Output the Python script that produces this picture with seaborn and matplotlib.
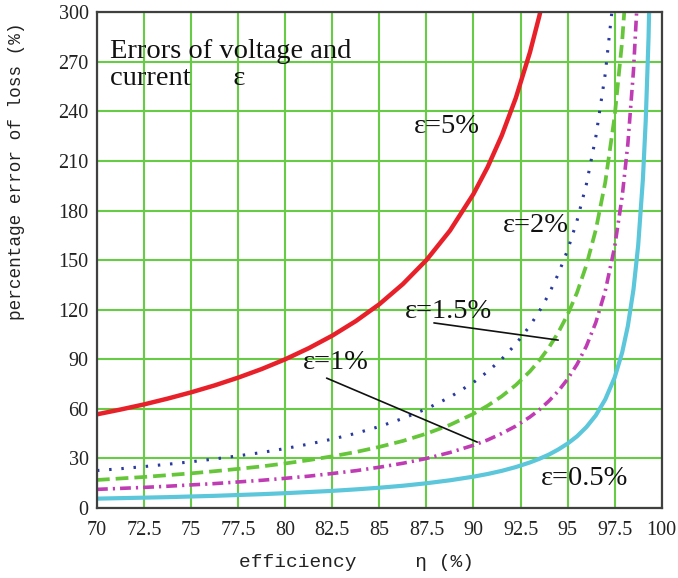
import numpy as np
import pandas as pd
import matplotlib
matplotlib.use("Agg")
import matplotlib.pyplot as plt
import seaborn as sns

# Efficiency (%) at which the loss error was evaluated
efficiency = [70, 71.25, 72.5, 73.75, 75, 76.25, 77.5, 78.75, 80, 81.25, 82.5, 83.75,
              85, 86.25, 87.5, 88.75, 90,
              90.75, 91.5, 92.25, 93, 93.5, 94, 94.5, 95, 95.5, 96, 96.5, 97, 97.5,
              97.9, 98.2, 98.5, 98.75, 99, 99.15, 99.3, 99.45, 99.6]

# Percentage error of loss for each voltage/current error level
err_5 = [56.7, 59.6, 62.7, 66.2, 70.0, 74.2, 78.9, 84.1, 90.0, 96.7, 104.3, 113.1,
         123.3, 135.5, 150.0, 167.8, 190.0,
         206.2, 225.3, 248.1, 275.7, 297.7, 323.3, 353.6, 390, 434, 490, 561, 657, 790,
         942, 1101, 1323, 1590, 1990, 2343, 2847, 3626, 4990]
err_2 = [22.7, 23.8, 25.1, 26.5, 28.0, 29.7, 31.6, 33.6, 36.0, 38.7, 41.7, 45.2,
         49.3, 54.2, 60.0, 67.1, 76.0,
         82.5, 90.1, 99.2, 110.3, 119.1, 129.3, 141.5, 156.0, 173.8, 196.0, 224.6, 262.7, 316.0,
         377, 440, 529, 636, 796, 937, 1139, 1451, 1996]
err_15 = [17.0, 17.9, 18.8, 19.9, 21.0, 22.3, 23.7, 25.2, 27.0, 29.0, 31.3, 33.9,
          37.0, 40.6, 45.0, 50.3, 57.0,
          61.9, 67.6, 74.4, 82.7, 89.3, 97.0, 106.1, 117.0, 130.3, 147.0, 168.4, 197.0, 237.0,
          282.7, 330.3, 397, 477, 597, 703, 854, 1088, 1497]
err_1 = [11.3, 11.9, 12.5, 13.2, 14.0, 14.8, 15.8, 16.8, 18.0, 19.3, 20.9, 22.6,
         24.7, 27.1, 30.0, 33.6, 38.0,
         41.2, 45.1, 49.6, 55.1, 59.5, 64.7, 70.7, 78.0, 86.9, 98.0, 112.3, 131.3, 158.0,
         188.5, 220.2, 264.7, 318.0, 398, 469, 569, 725, 998]
err_05 = [5.7, 6.0, 6.3, 6.6, 7.0, 7.4, 7.9, 8.4, 9.0, 9.7, 10.4, 11.3,
          12.3, 13.5, 15.0, 16.8, 19.0,
          20.6, 22.5, 24.8, 27.6, 29.8, 32.3, 35.4, 39.0, 43.4, 49.0, 56.1, 65.7, 79.0,
          94.2, 110.1, 132.3, 159.0, 199.0, 234.3, 284.7, 362.6, 499]

x_ticks = [70, 72.5, 75, 77.5, 80, 82.5, 85, 87.5, 90, 92.5, 95, 97.5, 100]
x_tick_labels = ["70", "72.5", "75", "77.5", "80", "82.5", "85", "87.5", "90",
                 "92.5", "95", "97.5", "100"]
y_ticks = [0, 30, 60, 90, 120, 150, 180, 210, 240, 270, 300]

sns.set_style("white")
plt.rcParams["font.family"] = ["Liberation Serif", "DejaVu Serif"]

fig = plt.figure(figsize=(6.78, 5.78), dpi=100)
ax = fig.add_axes([0.143, 0.121, 0.833, 0.858])

grid_color = "#66cc44"
for xv in x_ticks:
    ax.axvline(xv, color=grid_color, lw=1.5, zorder=1)
for yv in y_ticks:
    ax.axhline(yv, color=grid_color, lw=1.5, zorder=1)

df = pd.DataFrame({"eta": efficiency, "e5": err_5, "e2": err_2,
                   "e15": err_15, "e1": err_1, "e05": err_05})

styles = [
    ("e05", "#5cc6da", "-", 3.0),
    ("e1", "#c03cb4", (0, (3.0, 1.4, 0.6, 1.4)), 2.6),
    ("e15", "#66c63a", (0, (3.4, 1.6)), 2.7),
    ("e2", "#2a3a9e", (0, (0.8, 3.2)), 2.2),
    ("e5", "#e8202a", "-", 3.2),
]
for col, color, ls, lw in styles:
    sns.lineplot(data=df, x="eta", y=col, ax=ax, color=color, lw=lw,
                 linestyle=ls, zorder=3, sort=False)

ax.set_xlim(70, 100)
ax.set_ylim(0, 300)
ax.set_xticks(x_ticks)
ax.set_xticklabels(x_tick_labels)
ax.set_yticks(y_ticks)
ax.tick_params(axis="both", length=0, labelsize=14.5, colors="#222222")
ax.tick_params(axis="x", pad=9)
ax.tick_params(axis="y", pad=6)

for s in ax.spines.values():
    s.set_color("#404040")
    s.set_linewidth(1.6)
    s.set_zorder(5)

mono = ["Liberation Mono", "DejaVu Sans Mono"]
ax.set_xlabel("efficiency     \u03b7 (%)", family=mono, fontsize=14,
              color="#222222")
ax.set_ylabel("percentage error of loss (%)", family=mono, fontsize=12.8,
              color="#222222")
ax.xaxis.set_label_coords(0.46, -0.092)
ax.yaxis.set_label_coords(-0.127, 0.68)

txt = dict(fontsize=20.5, color="#111111", zorder=6)
ax.text(70.7, 284, "Errors of voltage and\ncurrent      \u03b5", va="top", ha="left",
        linespacing=1.15, **txt)
ax.text(88.6, 231, "\u03b5=5%", ha="center", va="center", **txt)
ax.text(93.3, 171, "\u03b5=2%", ha="center", va="center", **txt)
ax.text(88.7, 119, "\u03b5=1.5%", ha="center", va="center", **txt)
ax.text(82.7, 88, "\u03b5=1%", ha="center", va="center", **txt)
ax.text(95.9, 18, "\u03b5=0.5%", ha="center", va="center", **txt)

ax.plot([87.9, 94.5], [112, 101.6], color="#111111", lw=1.2, zorder=6)
ax.plot([82.2, 90.2], [78.6, 39.9], color="#111111", lw=1.2, zorder=6)

fig.savefig("out.png", dpi=100)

━━━━━━━━━━━━━━━━━━━━━━━━━━━━━━

Exercise objective: Set down the complete material exactly, but do not include the images.

Right answer:
Output the Python script that produces this picture with seaborn and matplotlib.
import numpy as np
import pandas as pd
import matplotlib
matplotlib.use("Agg")
import matplotlib.pyplot as plt
import seaborn as sns

# Efficiency (%) at which the loss error was evaluated
efficiency = [70, 71.25, 72.5, 73.75, 75, 76.25, 77.5, 78.75, 80, 81.25, 82.5, 83.75,
              85, 86.25, 87.5, 88.75, 90,
              90.75, 91.5, 92.25, 93, 93.5, 94, 94.5, 95, 95.5, 96, 96.5, 97, 97.5,
              97.9, 98.2, 98.5, 98.75, 99, 99.15, 99.3, 99.45, 99.6]

# Percentage error of loss for each voltage/current error level
err_5 = [56.7, 59.6, 62.7, 66.2, 70.0, 74.2, 78.9, 84.1, 90.0, 96.7, 104.3, 113.1,
         123.3, 135.5, 150.0, 167.8, 190.0,
         206.2, 225.3, 248.1, 275.7, 297.7, 323.3, 353.6, 390, 434, 490, 561, 657, 790,
         942, 1101, 1323, 1590, 1990, 2343, 2847, 3626, 4990]
err_2 = [22.7, 23.8, 25.1, 26.5, 28.0, 29.7, 31.6, 33.6, 36.0, 38.7, 41.7, 45.2,
         49.3, 54.2, 60.0, 67.1, 76.0,
         82.5, 90.1, 99.2, 110.3, 119.1, 129.3, 141.5, 156.0, 173.8, 196.0, 224.6, 262.7, 316.0,
         377, 440, 529, 636, 796, 937, 1139, 1451, 1996]
err_15 = [17.0, 17.9, 18.8, 19.9, 21.0, 22.3, 23.7, 25.2, 27.0, 29.0, 31.3, 33.9,
          37.0, 40.6, 45.0, 50.3, 57.0,
          61.9, 67.6, 74.4, 82.7, 89.3, 97.0, 106.1, 117.0, 130.3, 147.0, 168.4, 197.0, 237.0,
          282.7, 330.3, 397, 477, 597, 703, 854, 1088, 1497]
err_1 = [11.3, 11.9, 12.5, 13.2, 14.0, 14.8, 15.8, 16.8, 18.0, 19.3, 20.9, 22.6,
         24.7, 27.1, 30.0, 33.6, 38.0,
         41.2, 45.1, 49.6, 55.1, 59.5, 64.7, 70.7, 78.0, 86.9, 98.0, 112.3, 131.3, 158.0,
         188.5, 220.2, 264.7, 318.0, 398, 469, 569, 725, 998]
err_05 = [5.7, 6.0, 6.3, 6.6, 7.0, 7.4, 7.9, 8.4, 9.0, 9.7, 10.4, 11.3,
          12.3, 13.5, 15.0, 16.8, 19.0,
          20.6, 22.5, 24.8, 27.6, 29.8, 32.3, 35.4, 39.0, 43.4, 49.0, 56.1, 65.7, 79.0,
          94.2, 110.1, 132.3, 159.0, 199.0, 234.3, 284.7, 362.6, 499]

x_ticks = [70, 72.5, 75, 77.5, 80, 82.5, 85, 87.5, 90, 92.5, 95, 97.5, 100]
x_tick_labels = ["70", "72.5", "75", "77.5", "80", "82.5", "85", "87.5", "90",
                 "92.5", "95", "97.5", "100"]
y_ticks = [0, 30, 60, 90, 120, 150, 180, 210, 240, 270, 300]

sns.set_style("white")
plt.rcParams["font.family"] = ["Liberation Serif", "DejaVu Serif"]

fig = plt.figure(figsize=(6.78, 5.78), dpi=100)
ax = fig.add_axes([0.143, 0.121, 0.833, 0.858])

grid_color = "#66cc44"
for xv in x_ticks:
    ax.axvline(xv, color=grid_color, lw=1.5, zorder=1)
for yv in y_ticks:
    ax.axhline(yv, color=grid_color, lw=1.5, zorder=1)

df = pd.DataFrame({"eta": efficiency, "e5": err_5, "e2": err_2,
                   "e15": err_15, "e1": err_1, "e05": err_05})

styles = [
    ("e05", "#5cc6da", "-", 3.0),
    ("e1", "#c03cb4", (0, (3.0, 1.4, 0.6, 1.4)), 2.6),
    ("e15", "#66c63a", (0, (3.4, 1.6)), 2.7),
    ("e2", "#2a3a9e", (0, (0.8, 3.2)), 2.2),
    ("e5", "#e8202a", "-", 3.2),
]
for col, color, ls, lw in styles:
    sns.lineplot(data=df, x="eta", y=col, ax=ax, color=color, lw=lw,
                 linestyle=ls, zorder=3, sort=False)

ax.set_xlim(70, 100)
ax.set_ylim(0, 300)
ax.set_xticks(x_ticks)
ax.set_xticklabels(x_tick_labels)
ax.set_yticks(y_ticks)
ax.tick_params(axis="both", length=0, labelsize=14.5, colors="#222222")
ax.tick_params(axis="x", pad=9)
ax.tick_params(axis="y", pad=6)

for s in ax.spines.values():
    s.set_color("#404040")
    s.set_linewidth(1.6)
    s.set_zorder(5)

mono = ["Liberation Mono", "DejaVu Sans Mono"]
ax.set_xlabel("efficiency     \u03b7 (%)", family=mono, fontsize=14,
              color="#222222")
ax.set_ylabel("percentage error of loss (%)", family=mono, fontsize=12.8,
              color="#222222")
ax.xaxis.set_label_coords(0.46, -0.092)
ax.yaxis.set_label_coords(-0.127, 0.68)

txt = dict(fontsize=20.5, color="#111111", zorder=6)
ax.text(70.7, 284, "Errors of voltage and\ncurrent      \u03b5", va="top", ha="left",
        linespacing=1.15, **txt)
ax.text(88.6, 231, "\u03b5=5%", ha="center", va="center", **txt)
ax.text(93.3, 171, "\u03b5=2%", ha="center", va="center", **txt)
ax.text(88.7, 119, "\u03b5=1.5%", ha="center", va="center", **txt)
ax.text(82.7, 88, "\u03b5=1%", ha="center", va="center", **txt)
ax.text(95.9, 18, "\u03b5=0.5%", ha="center", va="center", **txt)

ax.plot([87.9, 94.5], [112, 101.6], color="#111111", lw=1.2, zorder=6)
ax.plot([82.2, 90.2], [78.6, 39.9], color="#111111", lw=1.2, zorder=6)

fig.savefig("out.png", dpi=100)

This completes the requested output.